Auditor general to public service: stop ignoring my reports
'It's almost is like the departments are trying to make our recommendations and our reports go away,' AG says
Canada's auditor general says he's getting tired of filing annual reports recommending reforms to the way the government does business — only to see those recommendations disappear down the memory hole afterward.
Michael Ferguson released his spring audits on Tuesday. They included scathing criticisms of the government's performance on the Phoenix pay system, Indigenous services and military justice.
Many of these problems have been highlighted in Ferguson's reports in the past. And that, he told CBC News, is the problem.
"We always get the department agreeing to our recommendation but then somehow we come back five years later, 10 years later and we find the same problems," he told host Chris Hall on CBC Radio's The House on Wednesday.
"It almost is like the departments are trying to make our recommendations and our reports go away by saying they agree with our recommendations."
His work has made one thing clear, he said: the federal government has a culture problem that makes meaningful change difficult.
"They need to do things to make the results better."
Part of the problem stems from political pressure on the public service, said Ferguson.
Politicians tend to think from election to election, he said, which can undermine public servants' efforts to bring in a longer-term plan.
"It seems like the political side of things ends up having more weight in the conversation."
In Parliament, he said — and particularly with respect to Indigenous Services — progress tends to be measured on the basis of how much money the government spends on a particular policy file, and not on measurable outcomes.
Civil service needs to take responsibility
Within individual departments, he said, a tendency among public servants to evade responsibility is preventing government from acting on his recommendations.
He cited as an example the Phoenix pay system, a massive public policy failure made worse by a lack of external oversight. The problems with the trouble-prone pay service, he said, were rooted in part in the fact that the people directly involved in the project were the only ones providing analysis of its flaws.
The Phoenix system was supposed to streamline pay services across the federal government, saving money in the process. Instead, it has failed to pay tens of thousands of public servants accurately and on time since its launch in 2016, costing Canadian taxpayers more than $1 billion so far.

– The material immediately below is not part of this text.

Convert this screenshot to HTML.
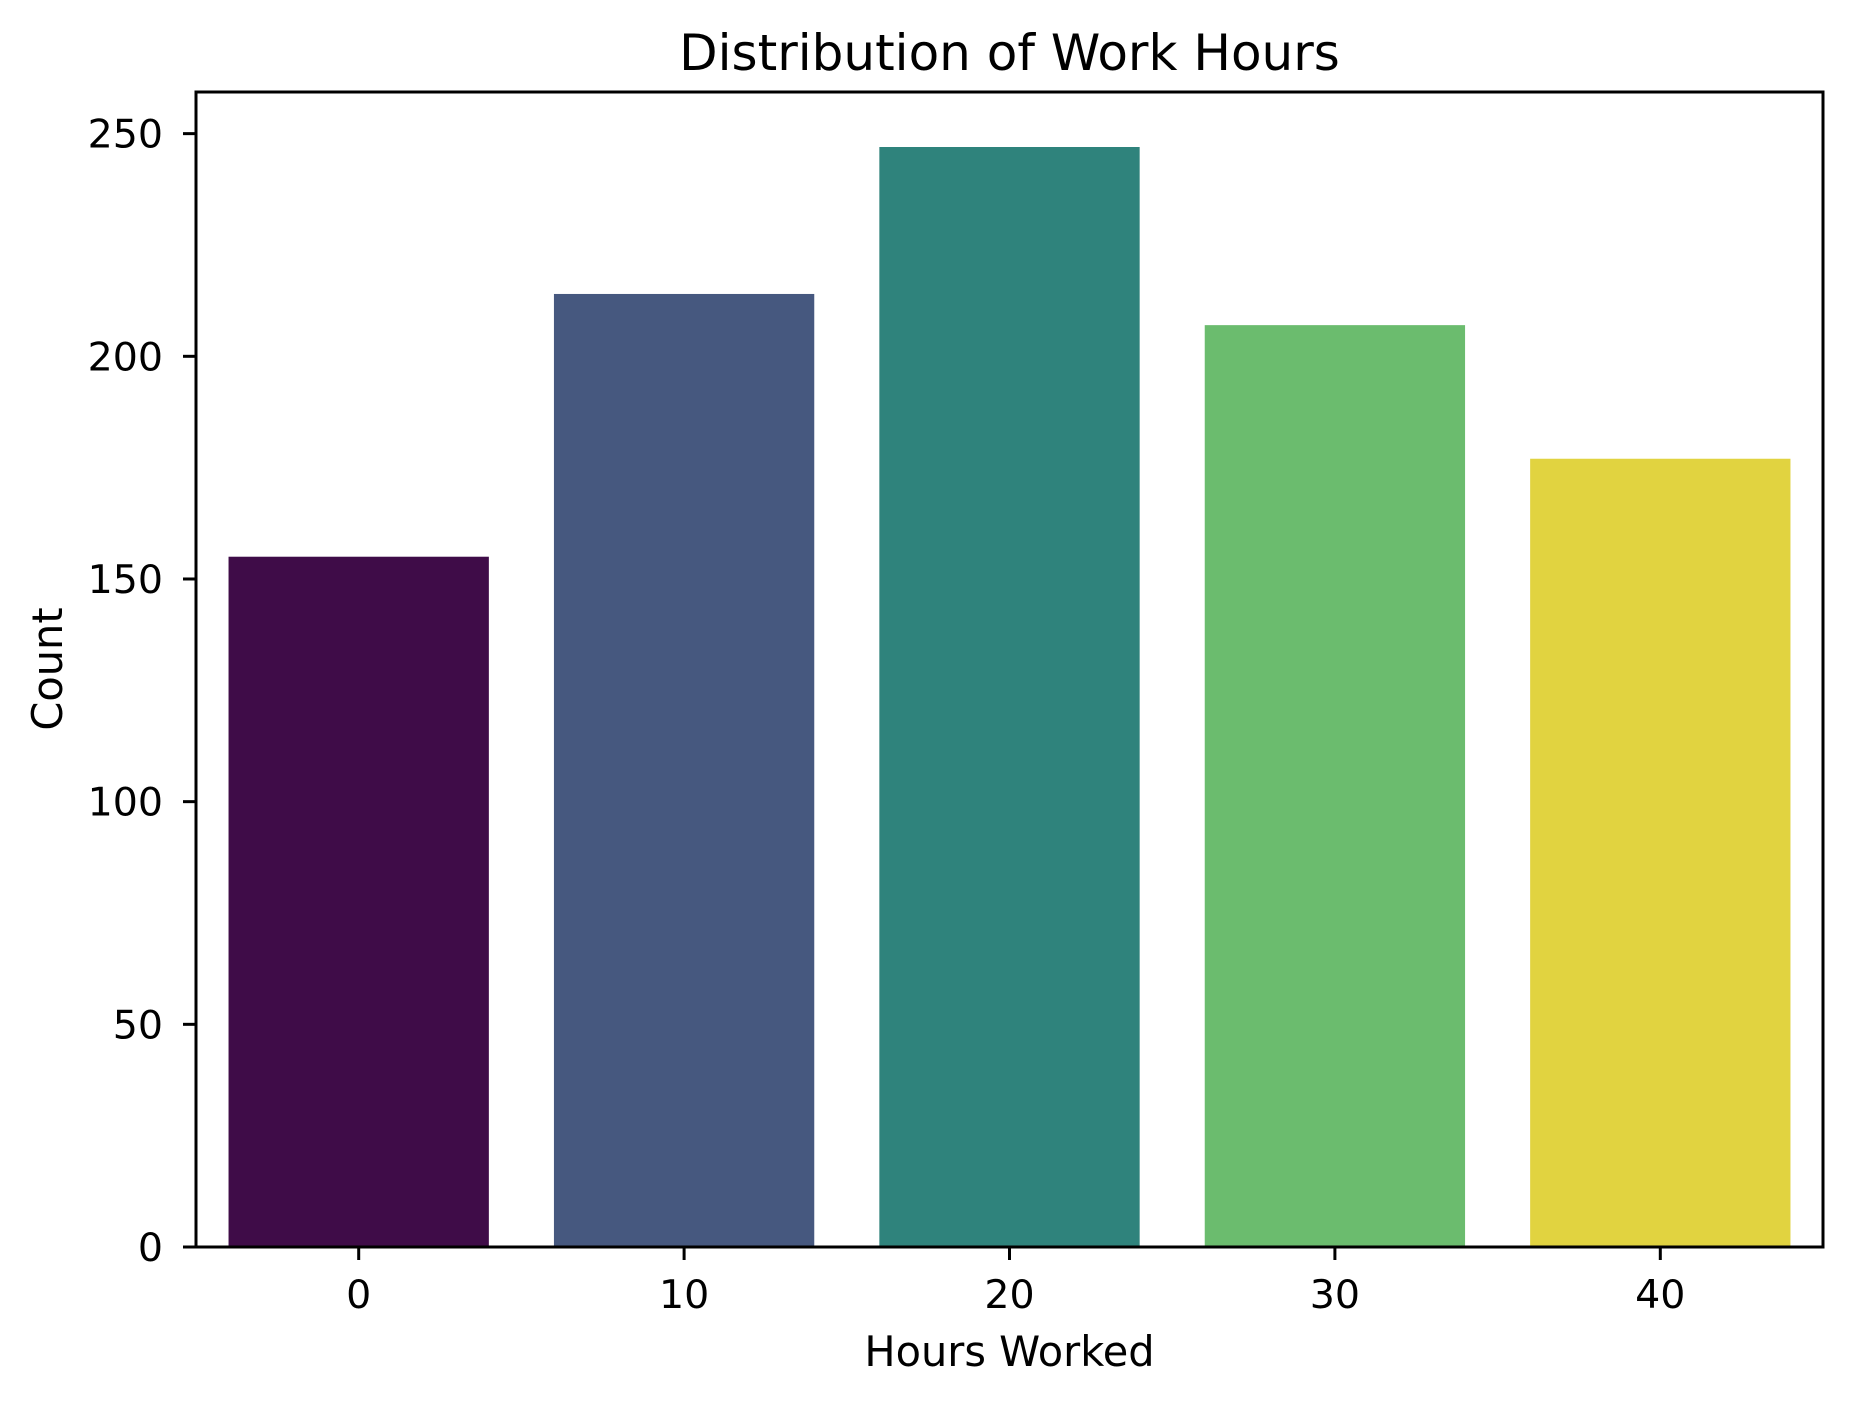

Ferguson's audit also found that public service executives in charge of its implementation failed to heed warnings that it wasn't ready, and that the executives' decision to implement the system was "unreasonable."
In addition to Phoenix, Ferguson pointed to the decades-long struggle to improve education for First Nations children as another issue that illustrates perfectly what he calls challenges with the inner workings of government.
"[It's] not just because of a policy breakdown," he said. "There's something in the culture of government that's causing that."
Ferguson also found that Indigenous Services isn't adequately measuring or reporting on progress in reducing socio-economic gaps on First Nations reserves, and isn't using the small amount of data it has to improve education on reserves.
"There was no indication that the gap had gotten any better over almost the last 20 years. That's a whole generation of people."
It doesn't matter if the government adopts all of his suggestions, or does something completely different, Ferguson said. What matters, he added, is that the government concentrate on demonstrable results and take his reports seriously.
"I think it is time for me to say ... OK, we need to have better responses to our recommendations," he said.